Wednesday, August 7, 2013

Honoring my first love, My Daddy!


My Dad, Mom, little sister, little brother and me.






I haven't posted in a very long time. My mind has been a big huge blank since my dad went home to be with the Lord in January, so I have not really attempted to write anything. Tonight I am ready to share what my dad meant to me. I think it would be a great way to honor him and to get me back on track.

They say that most of the time children view God in light of their earthly Father. I have to say that in my experience that is quite true. My dad was the most fun loving, kind, caring generous man I know. There were three of us kids and he loved us in our love language before the Christian world had "The 5 Love Languages". For me that meant small gifts and notes left spontaneously. My dad worked shift work and it was nothing for me to either wake up or go to bed with a little note from him or a picture or story, he was never too busy for us. We were never shooed away, he always made time for us. I remember when I was trying to decide on whether or not I should go to Bible College, my dad was working on our car and he worked silently and let me pour out my heart. When I was through he gave me his advice, but he had listened to every bit of reasoning I had, because he knew it was important to me. When I was in elementary school I was going through a rough time and felt like I had no friends and this was so painful to me. One day after school I came home and while I was doing my homework my dad brought me a present. It was a story he had written and illustrated just for me, to show me how special and important I was to God. I will never forget that.

I was not the easiest child to raise. I was born with a strong sense of the way I thought the world should run and I vehemently pitched fits to make it so, from a very small age. My poor parents....Mama did all she could to reign in my strong willed temper and still love me but I of course fought her tooth and nail. Daddy allowed me a little more freedom, later when I was grown and we were adopting and struggling to keep our sanity Daddy stopped by for lunch and told me that he always knew my strong willed nature would come in handy, God had prepared me for this. He understood me as no one else could.

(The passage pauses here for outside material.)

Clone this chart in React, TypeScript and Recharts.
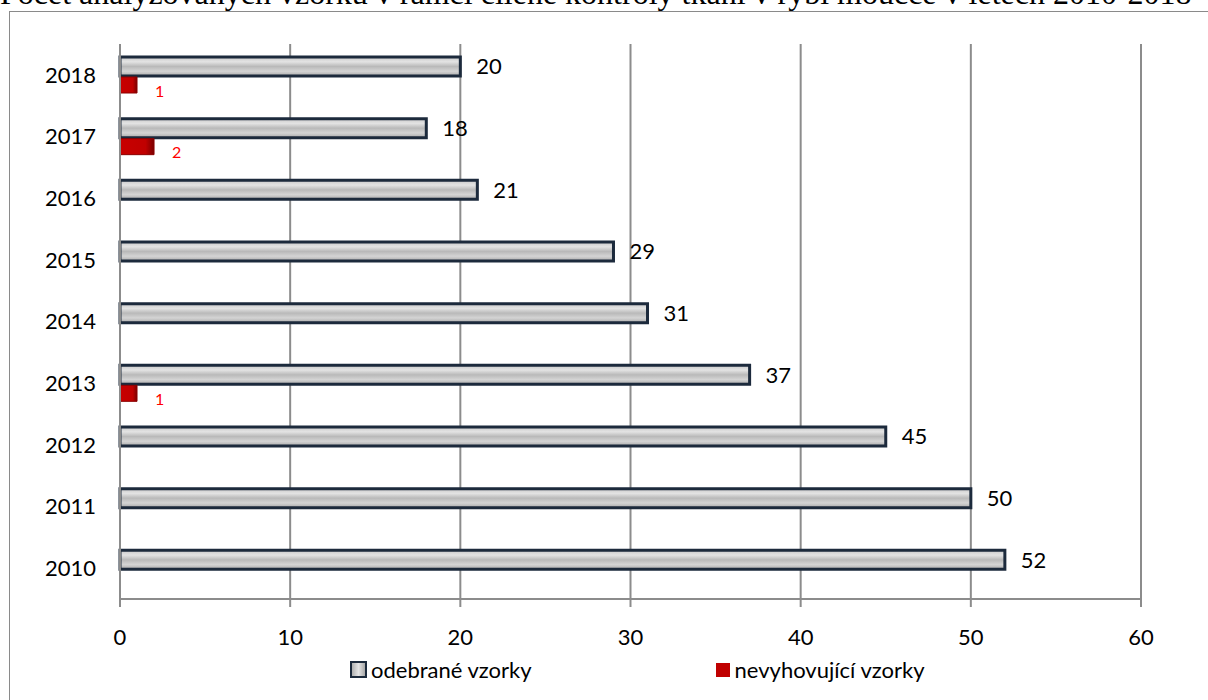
import React from "react"
import {
  BarChart,
  Bar,
  XAxis,
  YAxis,
  CartesianGrid,
  Legend,
  LabelList,
} from "recharts"

const years = ["2018", "2017", "2016", "2015", "2014", "2013", "2012", "2011", "2010"]
const odebrane = [20, 18, 21, 29, 31, 37, 45, 50, 52]
const nevyhovujici = [1, 2, null, null, null, 1, null, null, null]
const xTicks = [0, 10, 20, 30, 40, 50, 60]

const TITLE =
  "Počet analyzovaných vzorků v rámci cílené kontroly tkání v rybí moučce v letech 2010-2018"

const FONT = "Lato, 'Open Sans', sans-serif"
const AXIS_GRAY = "#8c8c8c"

const data = years.map((year, i) => ({
  year,
  odebrane: odebrane[i],
  nevyhovujici: nevyhovujici[i],
}))

function LegendBox() {
  return (
    <div
      style={{
        display: "flex",
        fontFamily: FONT,
        fontSize: 22,
        color: "#000",
        paddingLeft: 350,
      }}
    >
      <div style={{ display: "flex", alignItems: "center" }}>
        <span
          style={{
            width: 13,
            height: 13,
            border: "2px solid #1c2a3c",
            background: "linear-gradient(90deg,#b0b0b0,#e4e4e4,#a8a8a8)",
            marginRight: 4,
          }}
        />
        odebrané vzorky
      </div>
      <div style={{ display: "flex", alignItems: "center", marginLeft: 184 }}>
        <span
          style={{ width: 14, height: 14, background: "#c00000", marginRight: 5 }}
        />
        nevyhovující vzorky
      </div>
    </div>
  )
}

export default function App() {
  return (
    <div
      style={{
        position: "absolute",
        left: 0,
        top: 0,
        width: 1208,
        height: 700,
        overflow: "hidden",
        background: "#fff",
      }}
    >
      <div
        style={{
          position: "absolute",
          left: 0,
          top: -23,
          fontFamily: "'Liberation Serif', 'Times New Roman', serif",
          fontSize: 32,
          lineHeight: "32px",
          whiteSpace: "nowrap",
          color: "#000",
        }}
      >
        {TITLE}
      </div>
      <div
        style={{
          position: "absolute",
          left: 9,
          top: 11,
          width: 1220,
          height: 720,
          border: "1px solid #8a8a8a",
        }}
      />
      <div style={{ position: "absolute", left: 0, top: 0 }}>
        <BarChart
          width={1208}
          height={700}
          data={data}
          layout="vertical"
          margin={{ top: 44, right: 67, left: 60, bottom: 34 }}
          barGap={1}
          barCategoryGap={0}
        >
          <defs>
            <linearGradient id="metal" x1="0" y1="0" x2="0" y2="1">
              <stop offset="0%" stopColor="#c9c9c9" />
              <stop offset="25%" stopColor="#e3e3e3" />
              <stop offset="50%" stopColor="#b9b9b9" />
              <stop offset="75%" stopColor="#d4d4d4" />
              <stop offset="100%" stopColor="#a9a9a9" />
            </linearGradient>
            <linearGradient id="redbar" x1="0" y1="0" x2="1" y2="0">
              <stop offset="0%" stopColor="#c80000" />
              <stop offset="75%" stopColor="#c00000" />
              <stop offset="100%" stopColor="#7a0000" />
            </linearGradient>
          </defs>
          <CartesianGrid
            horizontal={false}
            stroke={AXIS_GRAY}
            strokeWidth={2}
          />
          <XAxis
            type="number"
            domain={[0, 60]}
            ticks={xTicks}
            height={40}
            stroke={AXIS_GRAY}
            strokeWidth={2}
            tickSize={8}
            tick={{ fill: "#000", fontSize: 22, fontFamily: FONT, dy: 20 }}
          />
          <YAxis
            type="category"
            dataKey="year"
            width={60}
            stroke={AXIS_GRAY}
            strokeWidth={2}
            tickLine={false}
            tickMargin={18}
            tick={{ fill: "#000", fontSize: 22, fontFamily: FONT }}
          />
          <Legend
            verticalAlign="bottom"
            content={() => <LegendBox />}
            wrapperStyle={{ left: 0, bottom: 17, width: 1208 }}
          />
          <Bar
            dataKey="odebrane"
            barSize={19}
            fill="url(#metal)"
            stroke="#1c2a3c"
            strokeWidth={3}
            isAnimationActive={false}
          >
            <LabelList
              dataKey="odebrane"
              position="right"
              offset={16}
              fill="#000"
              fontSize={22}
              fontFamily={FONT}
            />
          </Bar>
          <Bar
            dataKey="nevyhovujici"
            barSize={16}
            fill="url(#redbar)"
            stroke="#8b0000"
            strokeWidth={1}
            isAnimationActive={false}
          >
            <LabelList
              dataKey="nevyhovujici"
              position="right"
              offset={18}
              fill="#ff0000"
              fontSize={16}
              fontFamily={FONT}
              dy={6}
            />
          </Bar>
        </BarChart>
      </div>
    </div>
  )
}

Now that my daddy is at home in heaven I don't know how to really feel. He was the person I would go to (before Donald) when the world was turned upside down and didn't make sense and at the time I need His strength the most he is not here. Then God reminds me that He is my Father and He is always with me and I lean on Him.  Some days there is a gaping whole in my heart when I think of the lifetime stretching before me without my daddy and thankfully there are other days that make it seem possible that he could just pop over for lunch as he so often did, these days are strangely comforting because it brings to mind all the visits we shared through the years. I also remind myself when there is pain this isn't a bad thing it just means he was a part of my life, that he meant some thing to us and that he had a very big place in our lives. I rejoice because I know that we will see each other again and I have wonderful memories of our days together.